**WHAT YOU HAVE TO DO:**
Make an exact copy of the entries, and keep any pictures out of it.

**RECORDS FOR THIS EXERCISE:**

— Start —

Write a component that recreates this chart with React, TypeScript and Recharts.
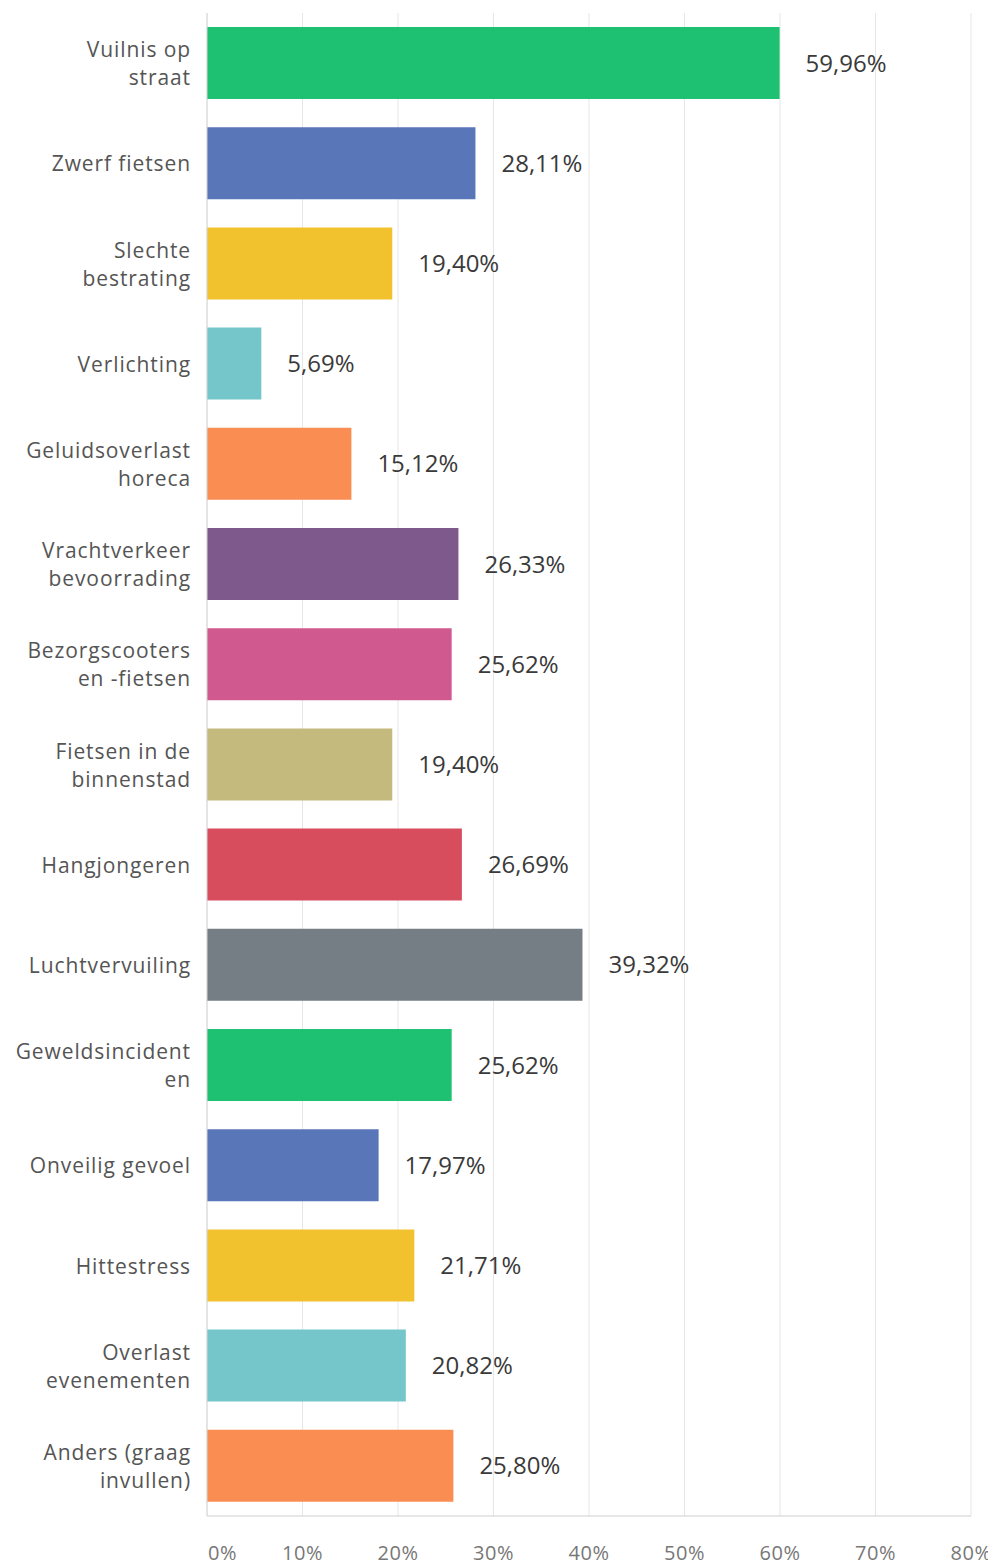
import { Bar, BarChart, CartesianGrid, Cell, LabelList, XAxis, YAxis } from 'recharts'

const categories = [
  'Vuilnis op\nstraat',
  'Zwerf fietsen',
  'Slechte\nbestrating',
  'Verlichting',
  'Geluidsoverlast\nhoreca',
  'Vrachtverkeer\nbevoorrading',
  'Bezorgscooters\nen -fietsen',
  'Fietsen in de\nbinnenstad',
  'Hangjongeren',
  'Luchtvervuiling',
  'Geweldsincident\nen',
  'Onveilig gevoel',
  'Hittestress',
  'Overlast\nevenementen',
  'Anders (graag\ninvullen)',
]

const values = [
  59.96, 28.11, 19.4, 5.69, 15.12, 26.33, 25.62, 19.4, 26.69, 39.32, 25.62,
  17.97, 21.71, 20.82, 25.8,
]

const colors = [
  '#1dc171',
  '#5876b8',
  '#f2c12e',
  '#74c6cb',
  '#fa8e52',
  '#7e5a8c',
  '#d05a90',
  '#c4ba7e',
  '#d84d5e',
  '#757e85',
  '#1dc171',
  '#5876b8',
  '#f2c12e',
  '#74c6cb',
  '#fa8e52',
]

const xTicks = [0, 10, 20, 30, 40, 50, 60, 70, 80]

const data = categories.map((name, i) => ({ name, value: values[i], color: colors[i] }))

const font = '"Open Sans", sans-serif'

function CategoryTick({ x, y, payload }: { x?: number; y?: number; payload?: { value: string } }) {
  const lines = String(payload?.value ?? '').split('\n')
  const lh = 28
  const start = -((lines.length - 1) * lh) / 2
  const tx = (x ?? 0) - 8
  return (
    <text
      x={tx}
      y={y}
      textAnchor="end"
      fontFamily={font}
      fontSize={21}
      fill="#555"
      letterSpacing={0.9}
    >
      {lines.map((l, i) => (
        <tspan key={i} x={tx} dy={i === 0 ? start : lh} dominantBaseline="central">
          {l}
        </tspan>
      ))}
    </text>
  )
}

function PercentTick({ x, y, payload }: { x?: number; y?: number; payload?: { value: number } }) {
  const v = payload?.value ?? 0
  return (
    <text
      x={v === 0 ? (x ?? 0) + 1 : x}
      y={(y ?? 0) + 28}
      textAnchor={v === 0 ? 'start' : 'middle'}
      dominantBaseline="central"
      fontFamily={font}
      fontSize={20}
      fill="#777"
      letterSpacing={0.5}
    >
      {v}%
    </text>
  )
}

export default function App() {
  return (
    <div style={{ position: 'absolute', left: 0, top: 0 }}>
      <BarChart
        width={988}
        height={1564}
        data={data}
        layout="vertical"
        margin={{ top: 13, right: 17, left: 0, bottom: 0 }}
      >
        <CartesianGrid horizontal={false} stroke="#e6e6e6" />
        <XAxis
          type="number"
          domain={[0, 80]}
          ticks={xTicks}
          height={48}
          tickLine={false}
          axisLine={{ stroke: '#cfcfcf' }}
          tick={<PercentTick />}
          interval={0}
        />
        <YAxis
          type="category"
          dataKey="name"
          width={207}
          tickLine={false}
          axisLine={{ stroke: '#d6d6d6' }}
          tick={<CategoryTick />}
          interval={0}
        />
        <Bar dataKey="value" barSize={72} isAnimationActive={false}>
          {data.map((d, i) => (
            <Cell key={i} fill={d.color} />
          ))}
          <LabelList
            dataKey="value"
            position="right"
            offset={26}
            formatter={(v: unknown) => `${Number(v).toFixed(2).replace('.', ',')}%`}
            fontFamily={font}
            fontSize={24}
            fill="#3a3a3a"
          />
        </Bar>
      </BarChart>
    </div>
  )
}
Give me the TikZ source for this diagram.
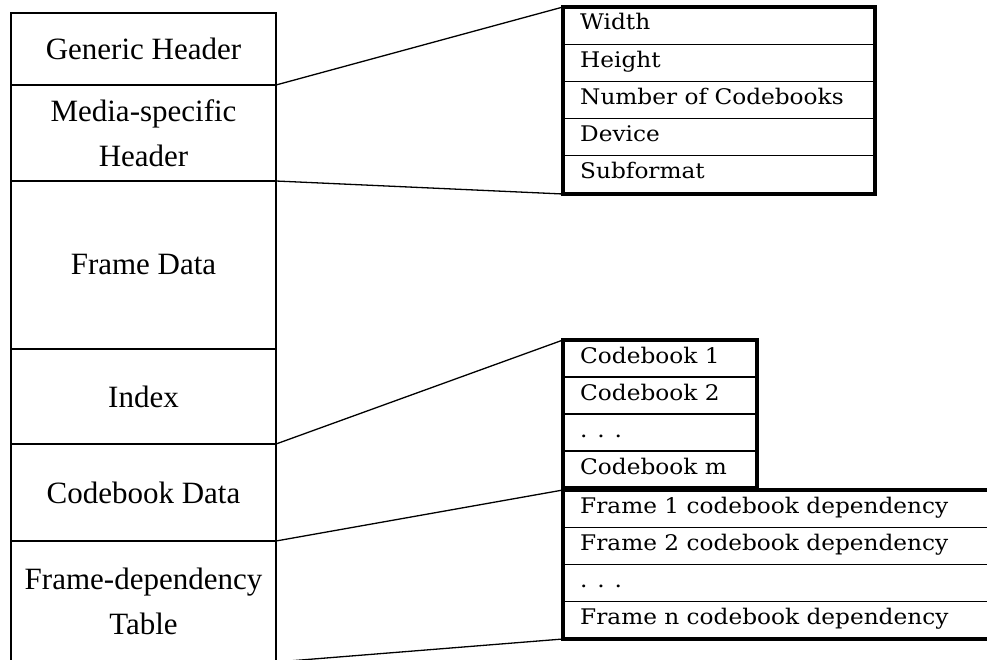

— End —

**RESPONSE FOR THIS EXERCISE:**
Write a component that recreates this chart with React, TypeScript and Recharts.
import { Bar, BarChart, CartesianGrid, Cell, LabelList, XAxis, YAxis } from 'recharts'

const categories = [
  'Vuilnis op\nstraat',
  'Zwerf fietsen',
  'Slechte\nbestrating',
  'Verlichting',
  'Geluidsoverlast\nhoreca',
  'Vrachtverkeer\nbevoorrading',
  'Bezorgscooters\nen -fietsen',
  'Fietsen in de\nbinnenstad',
  'Hangjongeren',
  'Luchtvervuiling',
  'Geweldsincident\nen',
  'Onveilig gevoel',
  'Hittestress',
  'Overlast\nevenementen',
  'Anders (graag\ninvullen)',
]

const values = [
  59.96, 28.11, 19.4, 5.69, 15.12, 26.33, 25.62, 19.4, 26.69, 39.32, 25.62,
  17.97, 21.71, 20.82, 25.8,
]

const colors = [
  '#1dc171',
  '#5876b8',
  '#f2c12e',
  '#74c6cb',
  '#fa8e52',
  '#7e5a8c',
  '#d05a90',
  '#c4ba7e',
  '#d84d5e',
  '#757e85',
  '#1dc171',
  '#5876b8',
  '#f2c12e',
  '#74c6cb',
  '#fa8e52',
]

const xTicks = [0, 10, 20, 30, 40, 50, 60, 70, 80]

const data = categories.map((name, i) => ({ name, value: values[i], color: colors[i] }))

const font = '"Open Sans", sans-serif'

function CategoryTick({ x, y, payload }: { x?: number; y?: number; payload?: { value: string } }) {
  const lines = String(payload?.value ?? '').split('\n')
  const lh = 28
  const start = -((lines.length - 1) * lh) / 2
  const tx = (x ?? 0) - 8
  return (
    <text
      x={tx}
      y={y}
      textAnchor="end"
      fontFamily={font}
      fontSize={21}
      fill="#555"
      letterSpacing={0.9}
    >
      {lines.map((l, i) => (
        <tspan key={i} x={tx} dy={i === 0 ? start : lh} dominantBaseline="central">
          {l}
        </tspan>
      ))}
    </text>
  )
}

function PercentTick({ x, y, payload }: { x?: number; y?: number; payload?: { value: number } }) {
  const v = payload?.value ?? 0
  return (
    <text
      x={v === 0 ? (x ?? 0) + 1 : x}
      y={(y ?? 0) + 28}
      textAnchor={v === 0 ? 'start' : 'middle'}
      dominantBaseline="central"
      fontFamily={font}
      fontSize={20}
      fill="#777"
      letterSpacing={0.5}
    >
      {v}%
    </text>
  )
}

export default function App() {
  return (
    <div style={{ position: 'absolute', left: 0, top: 0 }}>
      <BarChart
        width={988}
        height={1564}
        data={data}
        layout="vertical"
        margin={{ top: 13, right: 17, left: 0, bottom: 0 }}
      >
        <CartesianGrid horizontal={false} stroke="#e6e6e6" />
        <XAxis
          type="number"
          domain={[0, 80]}
          ticks={xTicks}
          height={48}
          tickLine={false}
          axisLine={{ stroke: '#cfcfcf' }}
          tick={<PercentTick />}
          interval={0}
        />
        <YAxis
          type="category"
          dataKey="name"
          width={207}
          tickLine={false}
          axisLine={{ stroke: '#d6d6d6' }}
          tick={<CategoryTick />}
          interval={0}
        />
        <Bar dataKey="value" barSize={72} isAnimationActive={false}>
          {data.map((d, i) => (
            <Cell key={i} fill={d.color} />
          ))}
          <LabelList
            dataKey="value"
            position="right"
            offset={26}
            formatter={(v: unknown) => `${Number(v).toFixed(2).replace('.', ',')}%`}
            fontFamily={font}
            fontSize={24}
            fill="#3a3a3a"
          />
        </Bar>
      </BarChart>
    </div>
  )
}
Give me the TikZ source for this diagram.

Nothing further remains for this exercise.